Ameritox, Ltd. v. Millennium Laboratories, Inc., 2012 WL
33155 (M.D. Fla.)
Ameritox (a drug testing lab) sued Millennium for false
advertising under state and federal law.
Millennium moved to dismiss the Lanham Act claim. The allegedly false statements were contained
in a billing letter to patients; Millennium argued that wasn’t commercial
advertising or promotion because the relevant consumers were medical providers. Ameritox contended that the letter was widely
circulated both to medical providers and to patients, and that both groups were
part of the relevant purchasing public.
The court found this insufficiently pled; among other things, Ameritox
had to allege how many consumers in the relevant purchasing public Millennium
contacted.
Ameritox did sufficiently plead misleadingness: it claimed
that the letter told patients that they weren’t responsible for [Millennium’s?]
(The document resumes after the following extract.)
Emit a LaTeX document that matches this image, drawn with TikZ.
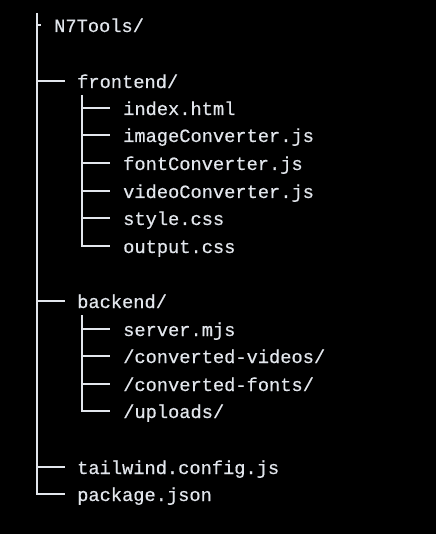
\documentclass[tikz,border=0pt]{standalone}
\usepackage{fontspec}
\newfontfamily\termfont[FakeBold=0.5]{Liberation Mono}
\definecolor{termfg}{RGB}{226,230,236}

\begin{document}
\begin{tikzpicture}[x=1pt,y=-1pt,
  entry/.style={anchor=west,inner sep=0pt,text height=14pt,text depth=0pt,
    text=termfg,font=\termfont\fontsize{18.7}{22}\selectfont},
  branch/.style={draw=termfg,line width=2pt}]
\fill[black] (0,0) rectangle (436,534);

% one row per line of the listing, about 27.6 apart
\node[entry] (root)       at (54,25)  {N7Tools/};
\node[entry] (frontend)   at (77,81)  {frontend/};
\node[entry] (index)      at (123,108) {index.html};
\node[entry] (imgconv)    at (123,135) {imageConverter.js};
\node[entry] (fontconv)   at (123,163) {fontConverter.js};
\node[entry] (vidconv)    at (123,191) {videoConverter.js};
\node[entry] (stylecss)   at (123,218) {style.css};
\node[entry] (outputcss)  at (123,246) {output.css};
\node[entry] (backend)    at (77,301) {backend/};
\node[entry] (server)     at (123,329) {server.mjs};
\node[entry] (convvideos) at (123,356) {/converted-videos/};
\node[entry] (convfonts)  at (123,384) {/converted-fonts/};
\node[entry] (uploads)    at (123,411) {/uploads/};
\node[entry] (tailwind)   at (77,467) {tailwind.config.js};
\node[entry] (pkgjson)    at (77,494) {package.json};

% trunk
\coordinate (top) at (37,13);
\draw[branch] (top) -- (top|-pkgjson.west) -- ([xshift=-12pt]pkgjson.west);
\draw[branch] (top|-root.west) -- ([xshift=-13pt]root.west);
\draw[branch] (top|-frontend.west) -- ([xshift=-12pt]frontend.west);
\draw[branch] (top|-backend.west) -- ([xshift=-12pt]backend.west);
\draw[branch] (top|-tailwind.west) -- ([xshift=-12pt]tailwind.west);

% frontend/
\coordinate (fe) at (82,95);
\draw[branch] (fe) -- (fe|-outputcss.west) -- ([xshift=-13pt]outputcss.west);
\foreach \f in {index,imgconv,fontconv,vidconv,stylecss}
  \draw[branch] (fe|-\f.west) -- ([xshift=-13pt]\f.west);

% backend/
\coordinate (be) at (82,315);
\draw[branch] (be) -- (be|-uploads.west) -- ([xshift=-13pt]uploads.west);
\foreach \f in {server,convvideos,convfonts}
  \draw[branch] (be|-\f.west) -- ([xshift=-13pt]\f.west);
\end{tikzpicture}
\end{document}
co-pay or deductible charges, and that this was misleading because Medicare
patients by law aren’t subject to such charges for clinical lab work anyway. However, Ameritox failed to plead
deceptiveness: the claim that “Millennium's statements are ... likely to
deceive a substantial portion of the targeted customers” was a naked assertion
that couldn’t survive a motion to dismiss. Left unclear is what Ameritox is supposed to
plead. Actual deception isn’t required,
in theory; is Ameritox supposed to plead that it has a survey in hand?
Likewise, Ameritox’s allegation that “Millennium's false or
misleading statements have already, and will continue to, influence materially
purchasing decisions to the extent that customers choose Millennium's services
instead of those offered by Ameritox” was insufficient to plead materiality. The Lanham Act claim was dismissed without
prejudice. The state law unfair
competition claim, based on the same theory, was also dismissed (though note
that it seems quite unlikely that the state law claim requires “commercial
advertising or promotion” or, for that matter, an interstate commerce nexus in
the same way as a Lanham Act claim; nonetheless courts don’t like to do two
analyses where one will do, so there you go).